Cowsert v. Cowsert

D. E. Holbrook, Jr., J.

The fundamental issue in this case has to do with the constitutionality of the Michigan "no-fault” divorce statute, MCLA 552.6; MSA 25.86.

The pertinent facts giving rise to the instant appeal involve a divorce action instituted by plaintiff on March 17, 1975. Plaintiffs complaint originally alleged that there had been a breakdown in the marriage relationship to the extent that the objects of matrimony had been destroyed and that there remained no reasonable likelihood that the marriage could be preserved. Such language followed the "no-fault” statute enacted in 1971. On September 11, 1975, plaintiff filed an amended complaint incorporating the "no-fault” grounds and added a separate allegation claiming extreme cruelty.

The trial was had on June 21, 1976, at which *131time the trial judge ruled Michigan’s "no-fault” divorce statute to be unconstitutional and required plaintiff to present his proofs under the old law with respect to extreme and repeated cruelty. During the trial, at which only the plaintiff testified, evidence was brought out that approximately 2-1/2 months following the filing of the original complaint plaintiff and defendant engaged in an act of sexual intercourse. This was more than a year prior to the trial in this case. The trial judge found that the isolated act of sexual intercourse constituted condonation and denied the divorce. Plaintiff appeals as of right.

The constitutionality of the Michigan "no-fault” divorce statute, MCLA 552.6; MSA 25.86, appears to be one of first impression in this state. Hence we find it necessary to look to certain California decisions relative to attacks on similar statutes. In California a statute providing for dissolution of a marriage upon a finding of irreconcilable differences which have caused the irremediable breakdown of the marriage was held valid over objections that it violated the constitutional guaranty of due process, that it was too vague and ambiguous to assure uniform application, that it impaired the obligations of contract, and that application of the statute in the instant case constituted a retroactive application of law depriving the wife of her vested interest in her married status, In re Marriage of Walton, 28 Cal App 3d 108; 104 Cal Rptr 472 (1972).

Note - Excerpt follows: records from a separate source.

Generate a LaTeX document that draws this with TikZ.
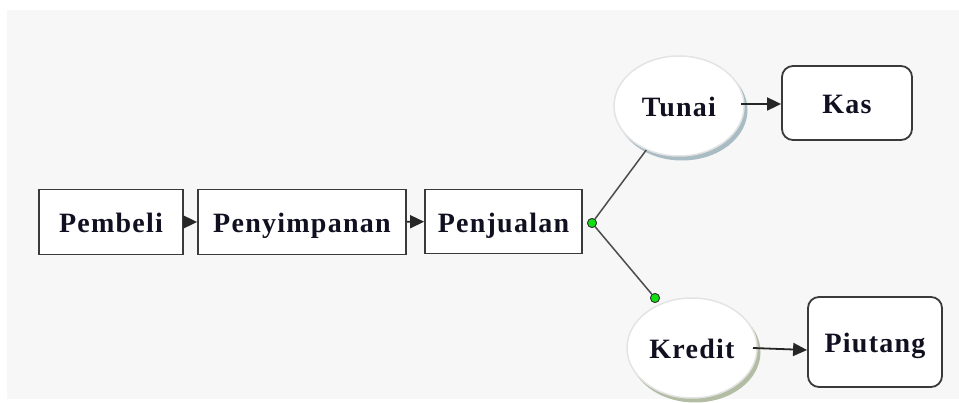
\documentclass[tikz,border=0pt]{standalone}
\usepackage{fontspec}
\setmainfont{Liberation Serif}
\newfontfamily\lblfont[LetterSpace=4.5]{Liberation Serif}
\usetikzlibrary{shapes.geometric,arrows.meta}
\definecolor{bg}{HTML}{F7F7F7}
\definecolor{boxline}{HTML}{3A3A3A}
\definecolor{txt}{HTML}{101020}
\definecolor{dotgreen}{HTML}{10E010}
\definecolor{shblue}{HTML}{A9BCC4}
\definecolor{shgreen}{HTML}{B3BDA3}
\definecolor{ellrim}{HTML}{E4E4E4}
\tikzset{
  lbl/.style={font=\lblfont\fontsize{28}{30}\selectfont\bfseries, text=txt, text depth=0pt, text height=22pt},
  sqbox/.style={lbl, draw=boxline, line width=1.8pt, fill=white, inner sep=0pt},
  rbox/.style={sqbox, rounded corners=11pt},
  ell/.style={ellipse, lbl, draw=ellrim, line width=1.5pt, fill=white, inner sep=0pt, minimum width=130pt, minimum height=100pt},
  ellsh/.style={ellipse, draw=none, inner sep=0pt, minimum width=131pt, minimum height=101pt},
  conn/.style={draw=black!85, line width=1.8pt, -{Triangle[length=14pt,width=13pt]}},
  plain/.style={draw=black!70, line width=1.5pt},
  gdot/.style={circle, fill=dotgreen, draw=black!80, line width=0.8pt, inner sep=0pt, minimum size=9pt}
}
\begin{document}
\begin{tikzpicture}[x=1pt,y=-1pt]
\useasboundingbox (0,0) rectangle (959,403);
\fill[bg] (7,10) rectangle (959,399);
% boxes
\node[sqbox, minimum width=144pt, minimum height=65pt] (pembeli) at (111,222) {Pembeli};
\node[sqbox, minimum width=208pt, minimum height=65pt] (penyimpanan) at (302,222) {Penyimpanan};
\node[sqbox, minimum width=157pt, minimum height=64pt] (penjualan) at (503.5,221.5) {Penjualan};
\node[rbox, minimum width=130pt, minimum height=74pt] (kas) at (847,103) {Kas};
\node[rbox, minimum width=134pt, minimum height=90pt] (piutang) at (875,342) {Piutang};
% ellipse shadows
\node[ellsh, fill=shblue] (tunaish) at (682,110) {};
\node[ellsh, fill=shgreen] (kreditsh) at (695,352) {};
\node[ell] (tunai) at (679,106) {Tunai};
\node[ell] (kredit) at (692,348) {Kredit};
% dots
\node[gdot] (d1) at (592,223) {};
\node[gdot] (d2) at (655,298) {};
% connectors
\draw[conn] (pembeli) -- (penyimpanan);
\draw[conn] (penyimpanan) -- (penjualan);
\draw[plain] (d1) -- (tunai);
\draw[plain] (d1) -- (d2);
\draw[conn] (741,104) -- (kas.west |- 0,104);
\draw[conn] (753,348) -- (piutang.west |- 0,350);
\node[gdot] at (d1) {};
\node[gdot] at (d2) {};
\end{tikzpicture}
\end{document}
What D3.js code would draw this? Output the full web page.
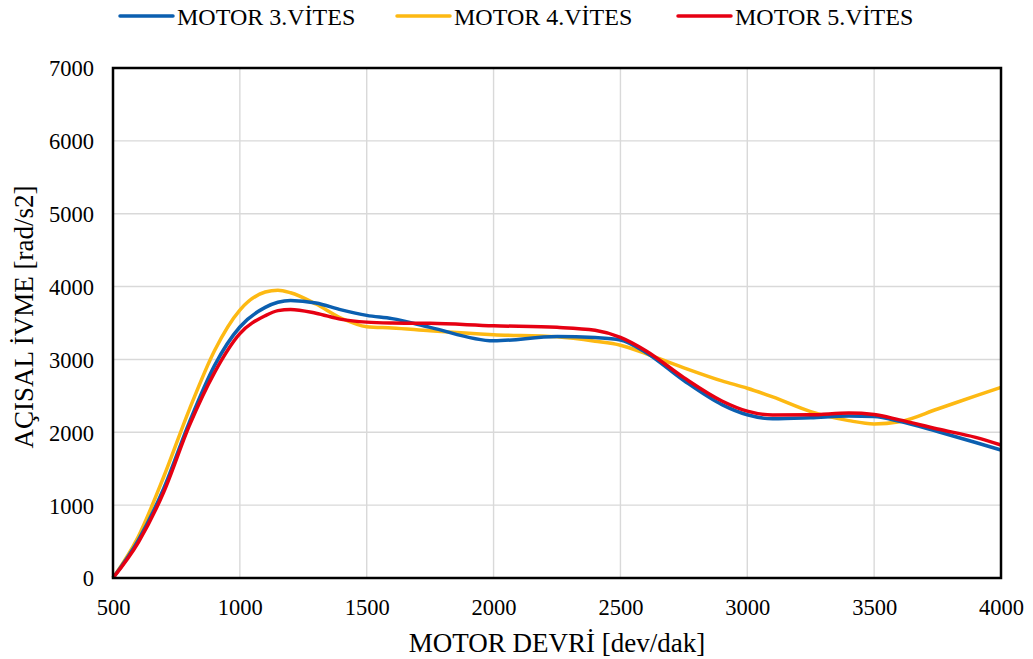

In another California decision a contention that the statute was unconstitutional, in that it laid down absolutely no guidelines as to what constitutes irreconcilable differences, with the result that the marriage might be dissolved "on the whim and caprice of the particular judge”, was *132rejected in In re Marriage of Cosgrove, 27 Cal App 3d 424; 103 Cal Rptr 733 (1972).1

The pertinent part of the Michigan statute, MCLA 552.6; MSA 25.86, reads as follows:

"(3) The court shall enter a judgment dissolving the bonds of matrimony if evidence is presented in open court that there has been a breakdown in the marriage relationship to the extent that the objects of matrimony have been destroyed and there remains no reasonable likelihood that the marriage can be preserved.”

While the Michigan statute reads somewhat differently than the California statute the meaning and import are nearly identical. We choose to follow the view taken by the California court and hold our own Michigan "no-fault” divorce statute, MCLA 552.6; MSA. 25.86, to be constitutional. Moreover, we would hold that a marriage is based on more than just sex so that an isolated instance of sexual intercourse occurring after the commencement of a divorce action but more than one year prior to trial is not, in and of itself, a sufficient basis to deny a divorce under the "no-fault” divorce statute.

Since the trial court held the "no-fault” divorce statute to be unconstitutional and applied an erroneous principle of law relative to the instant case by requiring plaintiff to proceed under previous, no longer existing, law we reverse and remand to the trial court for rehearing and redetermination pursuant to the provisions of MCLA 552.6; MSA 25.86.

Reversed and remanded for proceedings not inconsistent with this opinion. No costs, construction of a statute being involved.

*133Allen, J., concurred.

For a detailed explanation of the California court’s reasons see 55 ALR 3d, 590-592.